START Data section

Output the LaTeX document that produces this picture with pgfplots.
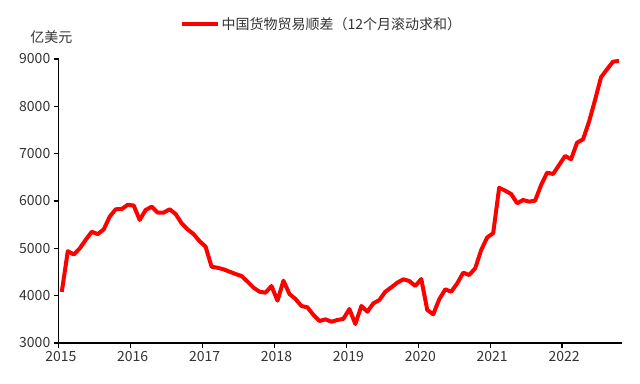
\documentclass[border=0pt]{standalone}
\usepackage{pgfplots}
\pgfplotsset{compat=1.18}
\usepackage{fontspec}
\setmainfont{Noto Sans CJK SC}
\definecolor{lred}{RGB}{255,0,0}
\pgfplotstableread{
x y
0.5 4080
1.5 4940
2.5 4870
3.5 5000
4.5 5180
5.5 5350
6.5 5300
7.5 5400
8.5 5670
9.5 5825
10.5 5830
11.5 5920
12.5 5905
13.5 5600
14.5 5810
15.5 5880
16.5 5755
17.5 5755
18.5 5825
19.5 5725
20.5 5530
21.5 5400
22.5 5300
23.5 5150
24.5 5035
25.5 4612
26.5 4590
27.5 4556
28.5 4507
29.5 4458
30.5 4415
31.5 4296
32.5 4169
33.5 4084
34.5 4063
35.5 4204
36.5 3894
37.5 4317
38.5 4035
39.5 3930
40.5 3782
41.5 3754
42.5 3592
43.5 3465
44.5 3500
45.5 3450
46.5 3486
47.5 3510
48.5 3718
49.5 3401
50.5 3782
51.5 3662
52.5 3838
53.5 3908
54.5 4084
55.5 4176
56.5 4275
57.5 4345
58.5 4310
59.5 4204
60.5 4352
61.5 3697
62.5 3606
63.5 3923
64.5 4134
65.5 4084
66.5 4260
67.5 4486
68.5 4437
69.5 4578
70.5 4965
71.5 5230
72.5 5320
73.5 6280
74.5 6218
75.5 6148
76.5 5952
77.5 6021
78.5 5986
79.5 6007
80.5 6338
81.5 6598
82.5 6571
83.5 6761
84.5 6951
85.5 6881
86.5 7232
87.5 7303
88.5 7676
89.5 8134
90.5 8614
91.5 8783
92.5 8944
93.5 8958
}\datatable
\begin{document}
\begin{tikzpicture}
\path[use as bounding box] (-58.8bp,-41bp) rectangle (581.2bp,343bp);
\begin{axis}[
  at={(0,0)}, anchor=origin,
  scale only axis,
  width=563.2bp, height=284bp,
  xmin=0, xmax=94,
  ymin=3000, ymax=9000,
  axis lines=left,
  axis line style={black, line width=1.2bp, -},
  xtick={0,12,24,36,48,60,72,84},
  xticklabels={2015,2016,2017,2018,2019,2020,2021,2022},
  ytick={3000,4000,5000,6000,7000,8000,9000},
  tick align=outside,
  major tick length=5bp,
  tick style={black, line width=1.2bp},
  every tick label/.append style={font=\fontsize{14bp}{16bp}\selectfont, text=black!80},
  /pgf/number format/assume math mode=true,
  scaled y ticks=false,
  yticklabel style={/pgf/number format/.cd, 1000 sep={}},
  xticklabel style={xshift=2bp},
  clip=false,
  legend style={at={(axis description cs:0.2152,1.122)}, anchor=west, draw=none, fill=none,
    inner sep=0pt, font=\fontsize{14bp}{16bp}\selectfont, text=black!80,
    nodes={inner sep=1.5bp}},
  legend image code/.code={\draw[#1, line cap=butt] (0bp,0bp) -- (36bp,0bp);},
]
\addplot[lred, line width=4bp, line join=round, no marks] table[x=x,y=y] {\datatable};
\addlegendentry{中国货物贸易顺差（12个月滚动求和）}
\node[font=\fontsize{14bp}{16bp}\selectfont, text=black!80] at (axis description cs:-0.013,1.0775) {亿美元};
\end{axis}
\end{tikzpicture}
\end{document}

END Data section

_The request:_ Omit every picture, then reproduce the rest of the listing exactly.

_Answer below:_
Output the LaTeX document that produces this picture with pgfplots.
\documentclass[border=0pt]{standalone}
\usepackage{pgfplots}
\pgfplotsset{compat=1.18}
\usepackage{fontspec}
\setmainfont{Noto Sans CJK SC}
\definecolor{lred}{RGB}{255,0,0}
\pgfplotstableread{
x y
0.5 4080
1.5 4940
2.5 4870
3.5 5000
4.5 5180
5.5 5350
6.5 5300
7.5 5400
8.5 5670
9.5 5825
10.5 5830
11.5 5920
12.5 5905
13.5 5600
14.5 5810
15.5 5880
16.5 5755
17.5 5755
18.5 5825
19.5 5725
20.5 5530
21.5 5400
22.5 5300
23.5 5150
24.5 5035
25.5 4612
26.5 4590
27.5 4556
28.5 4507
29.5 4458
30.5 4415
31.5 4296
32.5 4169
33.5 4084
34.5 4063
35.5 4204
36.5 3894
37.5 4317
38.5 4035
39.5 3930
40.5 3782
41.5 3754
42.5 3592
43.5 3465
44.5 3500
45.5 3450
46.5 3486
47.5 3510
48.5 3718
49.5 3401
50.5 3782
51.5 3662
52.5 3838
53.5 3908
54.5 4084
55.5 4176
56.5 4275
57.5 4345
58.5 4310
59.5 4204
60.5 4352
61.5 3697
62.5 3606
63.5 3923
64.5 4134
65.5 4084
66.5 4260
67.5 4486
68.5 4437
69.5 4578
70.5 4965
71.5 5230
72.5 5320
73.5 6280
74.5 6218
75.5 6148
76.5 5952
77.5 6021
78.5 5986
79.5 6007
80.5 6338
81.5 6598
82.5 6571
83.5 6761
84.5 6951
85.5 6881
86.5 7232
87.5 7303
88.5 7676
89.5 8134
90.5 8614
91.5 8783
92.5 8944
93.5 8958
}\datatable
\begin{document}
\begin{tikzpicture}
\path[use as bounding box] (-58.8bp,-41bp) rectangle (581.2bp,343bp);
\begin{axis}[
  at={(0,0)}, anchor=origin,
  scale only axis,
  width=563.2bp, height=284bp,
  xmin=0, xmax=94,
  ymin=3000, ymax=9000,
  axis lines=left,
  axis line style={black, line width=1.2bp, -},
  xtick={0,12,24,36,48,60,72,84},
  xticklabels={2015,2016,2017,2018,2019,2020,2021,2022},
  ytick={3000,4000,5000,6000,7000,8000,9000},
  tick align=outside,
  major tick length=5bp,
  tick style={black, line width=1.2bp},
  every tick label/.append style={font=\fontsize{14bp}{16bp}\selectfont, text=black!80},
  /pgf/number format/assume math mode=true,
  scaled y ticks=false,
  yticklabel style={/pgf/number format/.cd, 1000 sep={}},
  xticklabel style={xshift=2bp},
  clip=false,
  legend style={at={(axis description cs:0.2152,1.122)}, anchor=west, draw=none, fill=none,
    inner sep=0pt, font=\fontsize{14bp}{16bp}\selectfont, text=black!80,
    nodes={inner sep=1.5bp}},
  legend image code/.code={\draw[#1, line cap=butt] (0bp,0bp) -- (36bp,0bp);},
]
\addplot[lred, line width=4bp, line join=round, no marks] table[x=x,y=y] {\datatable};
\addlegendentry{中国货物贸易顺差（12个月滚动求和）}
\node[font=\fontsize{14bp}{16bp}\selectfont, text=black!80] at (axis description cs:-0.013,1.0775) {亿美元};
\end{axis}
\end{tikzpicture}
\end{document}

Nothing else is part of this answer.